Since this exercise had a positive effect, I decided to turn to another of one Alidina's suggestions: envisioning my 80th birthday party. Who would be there? What would they say about me? What kind of qualities would they use to describe me? These qualities would then become my values, and would serve as a compass to point me in the right direction throughout my life.
After completing the exercise, I settled on the personal values of love, learning, empowerment, creativity, adventure, and connection. Stuck in my house, feeling vulnerable and scared, I turned to these values.
Looking at the six words I had written on a sticky note, the two values of "love" and "connection" jumped out. In accordance with these values, I began reaching out to family and friends to check in, offer my support, and to send my love during this difficult time. I organized virtual happy hours over Zoom, sent my friends Marco Polo videos and Snapchats, and did whatever I could to find connection during isolation. By employing my values, I not only felt less alone, but I actually began to have some fun in quarantine. Establishing and committing to values was helping me push through the doom and gloom of pandemic.
Still, I still found myself suffering from extreme moments of anxiety. It was during these times, in which I found myself spiraling, when I relied on the second flexibility skill — cognitive defusion — to stop the fearful thoughts from taking over.
As suggested by Alidina, whenever I encountered a negative thought or feeling, I separated myself from the thought by saying "I notice I'm having the thought…" before the actual thought itself.
For example, instead of thinking "I'm scared for my family," I would say, "I notice I'm having the thought that I'm scared for my family." Using this technique, my negative thoughts, feelings, and even physical pains, began to have less power over me. It's important to note that my negative thoughts didn't stop, but my reaction to my thoughts changed, which ultimately gave them less power.
Which is one of the most important tenets of ACT — unwanted thoughts and feelings will never go away for good. "ACT doesn't focus on symptom reduction," Alidina had explained to me, back in early March. "(It focuses) on what your values are, what actions you're going to take to make your life meaningful, and the skills to be able to accept however strong or weak that feeling is."
It turns out, these skills have been crucial to surviving the emotional whiplash that is 2020. Since my conversation with Alidina five months ago, a lot has changed in the world; despite the upheaval, I've adjusted to the new normal. From standing in the line outside the grocery store, to wearing a mask wherever I go, to my standard Friday night Zoom with friends, I've accepted what it means to live with the threat of coronavirus.

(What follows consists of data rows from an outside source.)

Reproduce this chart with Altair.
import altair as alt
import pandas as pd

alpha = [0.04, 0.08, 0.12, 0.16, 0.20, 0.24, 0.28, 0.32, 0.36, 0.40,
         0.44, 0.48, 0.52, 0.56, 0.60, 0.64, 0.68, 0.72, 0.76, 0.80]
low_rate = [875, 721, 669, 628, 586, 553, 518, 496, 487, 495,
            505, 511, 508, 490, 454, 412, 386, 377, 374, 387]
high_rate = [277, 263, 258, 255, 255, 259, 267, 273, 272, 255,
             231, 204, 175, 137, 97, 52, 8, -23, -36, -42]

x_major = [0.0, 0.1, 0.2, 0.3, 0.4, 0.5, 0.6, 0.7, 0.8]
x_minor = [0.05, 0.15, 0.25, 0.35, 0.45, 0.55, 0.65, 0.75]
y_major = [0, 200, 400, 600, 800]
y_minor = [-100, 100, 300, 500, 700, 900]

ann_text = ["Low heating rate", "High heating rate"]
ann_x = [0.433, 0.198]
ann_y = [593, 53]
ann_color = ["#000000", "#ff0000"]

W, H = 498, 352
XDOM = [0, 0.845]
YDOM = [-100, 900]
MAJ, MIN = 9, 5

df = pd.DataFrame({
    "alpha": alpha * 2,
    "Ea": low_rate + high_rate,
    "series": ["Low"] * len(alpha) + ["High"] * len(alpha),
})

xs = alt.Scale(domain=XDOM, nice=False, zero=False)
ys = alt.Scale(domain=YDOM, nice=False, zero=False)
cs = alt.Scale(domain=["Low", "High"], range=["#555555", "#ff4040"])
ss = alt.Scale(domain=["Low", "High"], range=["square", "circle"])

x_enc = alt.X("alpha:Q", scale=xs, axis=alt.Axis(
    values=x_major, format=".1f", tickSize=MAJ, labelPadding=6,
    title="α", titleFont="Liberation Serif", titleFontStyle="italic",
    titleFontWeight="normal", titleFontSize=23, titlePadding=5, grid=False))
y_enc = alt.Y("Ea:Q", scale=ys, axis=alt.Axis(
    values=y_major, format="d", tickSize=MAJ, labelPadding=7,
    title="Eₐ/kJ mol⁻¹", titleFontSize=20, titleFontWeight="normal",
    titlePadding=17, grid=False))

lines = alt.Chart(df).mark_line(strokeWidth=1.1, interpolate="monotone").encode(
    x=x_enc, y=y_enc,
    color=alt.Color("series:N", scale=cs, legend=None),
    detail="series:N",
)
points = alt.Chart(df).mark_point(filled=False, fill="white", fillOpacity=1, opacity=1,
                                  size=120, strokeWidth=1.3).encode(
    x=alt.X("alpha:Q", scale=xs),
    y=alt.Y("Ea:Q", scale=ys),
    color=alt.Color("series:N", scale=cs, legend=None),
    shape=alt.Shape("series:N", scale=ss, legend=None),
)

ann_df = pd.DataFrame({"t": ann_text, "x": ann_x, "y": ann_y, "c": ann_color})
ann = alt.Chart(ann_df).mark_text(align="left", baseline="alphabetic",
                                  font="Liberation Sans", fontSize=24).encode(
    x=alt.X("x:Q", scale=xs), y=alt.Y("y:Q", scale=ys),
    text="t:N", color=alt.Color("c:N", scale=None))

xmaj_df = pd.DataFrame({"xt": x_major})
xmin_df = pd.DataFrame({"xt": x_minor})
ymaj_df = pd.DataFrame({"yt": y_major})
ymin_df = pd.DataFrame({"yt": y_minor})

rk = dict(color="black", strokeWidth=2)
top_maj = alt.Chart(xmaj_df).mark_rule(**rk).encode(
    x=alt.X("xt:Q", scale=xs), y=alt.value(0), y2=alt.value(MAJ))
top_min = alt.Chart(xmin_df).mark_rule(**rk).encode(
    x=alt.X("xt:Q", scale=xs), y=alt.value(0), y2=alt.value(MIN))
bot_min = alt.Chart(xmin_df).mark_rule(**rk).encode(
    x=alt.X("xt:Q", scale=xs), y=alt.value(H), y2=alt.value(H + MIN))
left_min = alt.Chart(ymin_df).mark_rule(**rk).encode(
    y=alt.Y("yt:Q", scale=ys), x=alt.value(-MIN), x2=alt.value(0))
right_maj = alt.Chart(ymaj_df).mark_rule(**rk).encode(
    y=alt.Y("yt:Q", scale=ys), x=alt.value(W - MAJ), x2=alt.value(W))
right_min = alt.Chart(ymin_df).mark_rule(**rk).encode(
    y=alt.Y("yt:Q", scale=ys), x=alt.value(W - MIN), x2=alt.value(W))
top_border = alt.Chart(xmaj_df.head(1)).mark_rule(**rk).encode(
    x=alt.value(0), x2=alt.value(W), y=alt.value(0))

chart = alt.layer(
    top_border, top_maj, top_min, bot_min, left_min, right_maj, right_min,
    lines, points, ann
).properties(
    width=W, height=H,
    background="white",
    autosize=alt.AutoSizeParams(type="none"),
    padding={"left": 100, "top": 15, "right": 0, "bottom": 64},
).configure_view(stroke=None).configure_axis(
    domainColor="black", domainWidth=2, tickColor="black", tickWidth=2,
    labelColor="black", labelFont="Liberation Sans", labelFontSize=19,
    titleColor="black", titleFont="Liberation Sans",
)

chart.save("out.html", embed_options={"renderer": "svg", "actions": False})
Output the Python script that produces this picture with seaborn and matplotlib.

Still, I find myself struggling with the uncertainty of it all. The end of the year is a long way off, and when I think ahead to what the world will look like then, my heartbeat quickens. It's easy to get lost in the "what-ifs," the "whens," and the "whys." What if someone I love gets it? When will I hug my nieces again? Why did this happen in the first place?
In these instances, the only way to avoid panic is to separate myself from my thoughts, which I do by practicing the ACT skills. I've yet to achieve total acceptance — and I'm wise enough to know that might never happen — but being a work-in-progress has gotten me pretty far. After all, it's gotten me halfway through 2020, and that's an accomplishment in and of itself.